Volvía a casa triste y frustrado.

Los campesinos de ese lugar son gente desconfiada y por lo general llena de prejuicios. Mi amigo al principio le costó encontrar dónde dormir. En el pueblo nadie alquilaba a los inmigrantes, y la única alternativa era buscar los caserones abandonados en la montaña. Aquello no se le podía llamar ni por asomo casa. No tenía agua, ni luz, ni ventanas. Y en cada caserón se amontonaban cinco o seis o los que podían, generalmente por países. Y allí metían el butano de gas para calentar la comida. El techo era frágil y cuando llovía todo se mojaba. El agua había que traerla de los invernaderos, subirla a cuestas en garrafas hasta arriba. Si era posible, uno se bañaba el domingo, y la ropa no se podía lavar, era tan sucia, tanto que era mejor tirarla.

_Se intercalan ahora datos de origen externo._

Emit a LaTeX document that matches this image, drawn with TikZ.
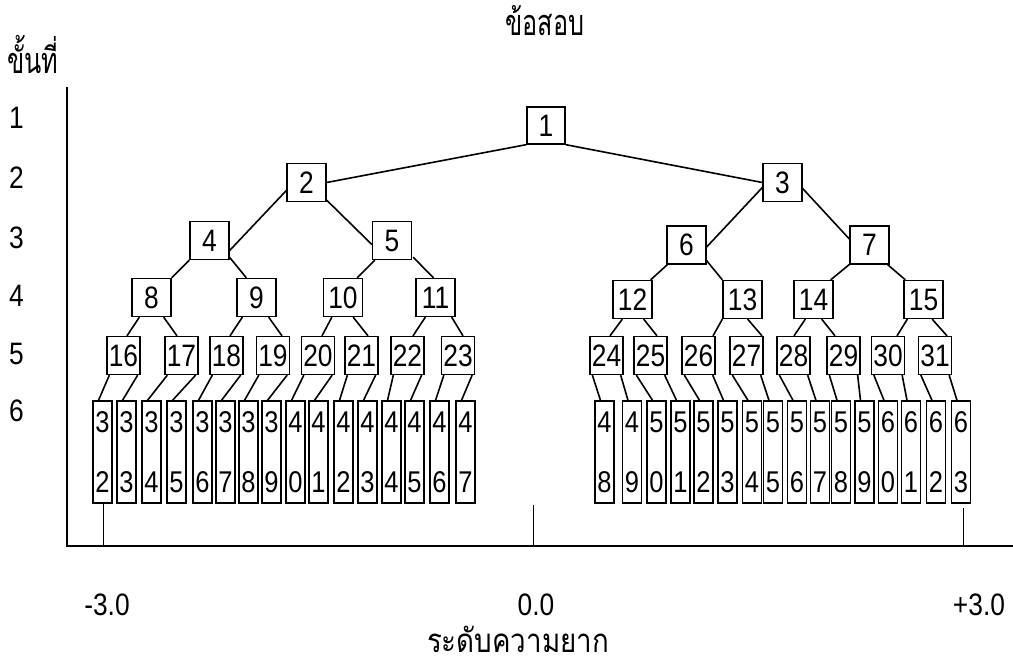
\documentclass[tikz,border=0pt]{standalone}
\usepackage{fontspec}
\setmainfont{Liberation Sans}
\newfontfamily\digitfont[FakeStretch=0.85]{Liberation Sans}
\newfontfamily\thaifont[Script=Thai,FakeStretch=0.7]{Loma}
\newfontfamily\thaiwide[Script=Thai,FakeStretch=0.84]{Loma}
\usetikzlibrary{calc}
\begin{document}
\begin{tikzpicture}[x=1pt,y=-1pt,
  box/.style={draw, line width=1.3pt, minimum width=39, minimum height=38, inner sep=0pt,
              font=\digitfont\fontsize{31}{34}\selectfont},
  sbox/.style={box, minimum width=33},
  leaf/.style={draw, line width=1.3pt, minimum width=19, minimum height=102, inner sep=0pt,
               align=center, font=\digitfont\fontsize{30}{60}\selectfont},
  edge/.style={line width=1.6pt},
  axisline/.style={line width=1.7pt},
  tickline/.style={line width=0.9pt},
  lab/.style={font=\digitfont\fontsize{31}{34}\selectfont, inner sep=0pt},
  thai/.style={font=\thaifont\fontsize{36}{40}\selectfont, inner sep=0pt}]
\useasboundingbox (0,0) rectangle (1013,671);

% texts
\node[thai, anchor=base] (title) at (545,36) {ข้อสอบ};
\node[thai, anchor=base] (ylab) at (33,74) {ขั้นที่};
\node[thai, anchor=base, font=\thaiwide\fontsize{33}{38}\selectfont] (xlab) at (518,652) {ระดับความยาก};
\foreach \r/\y in {1/118,2/178,3/238,4/296,5/354,6/411}
  \node[lab, anchor=west] (row\r) at (9,\y) {\r};
\node[lab, anchor=base] (tm3) at (107,615) {-3.0};
\node[lab, anchor=base] (t0) at (536,615) {0.0};
\node[lab, anchor=base] (tp3) at (979,615) {+3.0};

% axes
\coordinate (ytop) at (67,87);
\coordinate (orig) at (67,546);
\coordinate (xend) at (1013,546);
\draw[axisline] (ytop) -- (orig) -- (xend);
\coordinate (k1a) at (103,503); \coordinate (k1b) at (103,546);
\coordinate (k2a) at (533,505); \coordinate (k2b) at (533,546);
\coordinate (k3a) at (963,508); \coordinate (k3b) at (963,546);
\draw[tickline] (k1a) -- (k1b);
\draw[tickline] (k2a) -- (k2b);
\draw[tickline] (k3a) -- (k3b);

% level 1-4
\node[box, minimum width=38, minimum height=37] (n1) at (546,125.5) {1};
\node[box] (n2) at (306.5,182.5) {2};
\node[box] (n3) at (782.5,182.5) {3};
\node[box] (n4) at (209.5,240.5) {4};
\node[box] (n5) at (392,240.5) {5};
\node[box] (n6) at (686.5,245) {6};
\node[box] (n7) at (869.5,245) {7};
\foreach \n/\x in {8/151.5,9/256.5,10/343,11/435.5}
  \node[box] (n\n) at (\x,297.5) {\n};
\foreach \n/\x in {12/632.5,13/742.5,14/813.5,15/923.5}
  \node[box] (n\n) at (\x,299.5) {\n};
% level 5
\foreach \n/\x in {16/123.5,17/181.5,18/226.5,19/273,20/318,21/361.5,22/407.5,23/458,
                   24/606.5,25/650.5,26/698.5,27/746.5,28/793.5,29/843.5,30/888,31/935}
  \node[sbox] (n\n) at (\x,355.5) {\n};
% leaves
\foreach \n/\x in {32/102.5,33/126.5,34/151.5,35/176.5,36/202.5,37/225.5,38/248.5,39/271.5,
                   40/295.5,41/318.5,42/343.5,43/367.5,44/391.5,45/414.5,46/439.5,47/465.5,
                   48/604.5,49/632,50/656.5,51/680.5,52/703.5,53/727.5,54/752,55/773,
                   56/797,57/820,58/841,59/864.5,60/888,61/911,62/936,63/961}{
  \pgfmathtruncatemacro\digA{int(\n/10)}
  \pgfmathtruncatemacro\digB{mod(\n,10)}
  \node[leaf] (l\n) at (\x,452) {\digA\\\digB};
}

% connectors level 1-2
\draw[edge] (n1.south west) -- (n2.east);
\draw[edge] (n1.south east) -- (n3.west);
% level 2-3
\draw[edge] ($(n2.west)+(0,8)$) -- ($(n4.east)+(0,10)$);
\draw[edge] ($(n2.south east)+(0,-2)$) -- ($(n5.west)+(0,4)$);
\draw[edge] ($(n3.west)+(0,5)$) -- ($(n6.east)+(0,2)$);
\draw[edge] ($(n3.east)+(0,6)$) -- ($(n7.west)+(0,-6)$);
% level 3-4
\draw[edge] (n4.south west) -- (n8.north east);
\draw[edge] ($(n4.south east)+(-1,-4)$) -- ($(n9.north west)+(10,0)$);
\draw[edge] ($(n5.south west)+(3,0)$) -- ($(n10.north east)+(-6,0)$);
\draw[edge] ($(n5.south east)+(1,-3)$) -- ($(n11.north)+(-2,0)$);
\draw[edge] ($(n6.south west)+(1,0)$) -- ($(n12.north east)+(-2,0)$);
\draw[edge] ($(n6.south east)+(0,-4)$) -- (n13.north west);
\draw[edge] ($(n7.south west)+(1,-1)$) -- ($(n14.north east)+(-3,0)$);
\draw[edge] ($(n7.south east)+(-2,0)$) -- ($(n15.north west)+(2,0)$);
% level 4-5: parent/left child/right child/start offsets/end offsets
\foreach \p/\a/\b/\sa/\ea/\sb/\eb in {8/16/17/8/3.5/-8/-4.5, 9/18/19/6/3.5/-8/9,
    10/20/21/9/4/-10/6.5, 11/22/23/10/5.5/-4/5,
    12/24/25/10/3.5/-9/6.5, 13/26/27/0/14.5/-15/15.5,
    14/28/29/12/0.5/-12/-8.5, 15/30/31/4/9/-11.5/12}{
  \draw[edge] ($(n\p.south west)+(\sa,0)$) -- ($(n\a.north)+(\ea,0)$);
  \draw[edge] ($(n\p.south east)+(\sb,0)$) -- ($(n\b.north)+(\eb,0)$);
}
% level 5-6
\foreach \p in {16,...,31}{
  \pgfmathtruncatemacro\la{2*\p}
  \pgfmathtruncatemacro\lb{2*\p+1}
  \draw[edge] ($(n\p.south west)+(3,0)$) -- ($(l\la.north)+(-4,0)$);
  \draw[edge] ($(n\p.south east)+(-3,0)$) -- ($(l\lb.north)+(-4,0)$);
}
\end{tikzpicture}
\end{document}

Los domingos los inmigrantes bajaban de sus míseras cuevas al pueblo, iban al bar a tomar algo, cuando se cruzaban con sus jefes que salían de misa, ni siquiera les saludaban como si no los conocieran. Los pocos del pueblo que no iban a la Iglesia se pasaban el día jugando a la petanca. A veces, los niños mientras están jugando en la cancha deportiva y cruzaba por allí un inmigrante o varios les gritaban todo tipo de insultos.

Los sin papeles en ese pueblo de la España profunda se sentían indefensos, caminaban con el cuerpo lleno de miedo por si alguien llamaba a la policía y les hiciera una redada. Si los inmigrantes se van de allí el pueblo se arruinaría. Sin embargo, había también allí una mujer que tenía un corazón lleno de compasión, era dueña de una papelería o algo parecido. Esa señora había acogido dos niñas en su casa. Un verano acogió una niña saharaui (refugiada en el sur de Argelia) y en otro verano hizo lo mismo con una niña de Ucrania (por lo de Chernobil). La mujer guardaba a los indocumentados cualquier papel que tenían, y lo mismo hacía con el dinero que muchos de ellos ganaban allí, porque en las chabolas nada era seguro, ni la vida misma. La única Caja que había en el pueblo no aceptaba abrir cuentas a los inmigrantes sin papeles. Cuando necesitaban algo de dinero ella se los daba y no les cobraba nada, ningún interés. Los inmigrantes llamaban a su casa, "La casa de Dios"

Unos meses después trabajando en el campo también yo conocí la verdadera explotación, sólo faltaba el látigo para ser como en la época de la esclavitud. Eso sigue ocurriendo ahora mismo con todos esos nuevos inmigrantes que llegan a las costas españolas en busca de una vida mejor.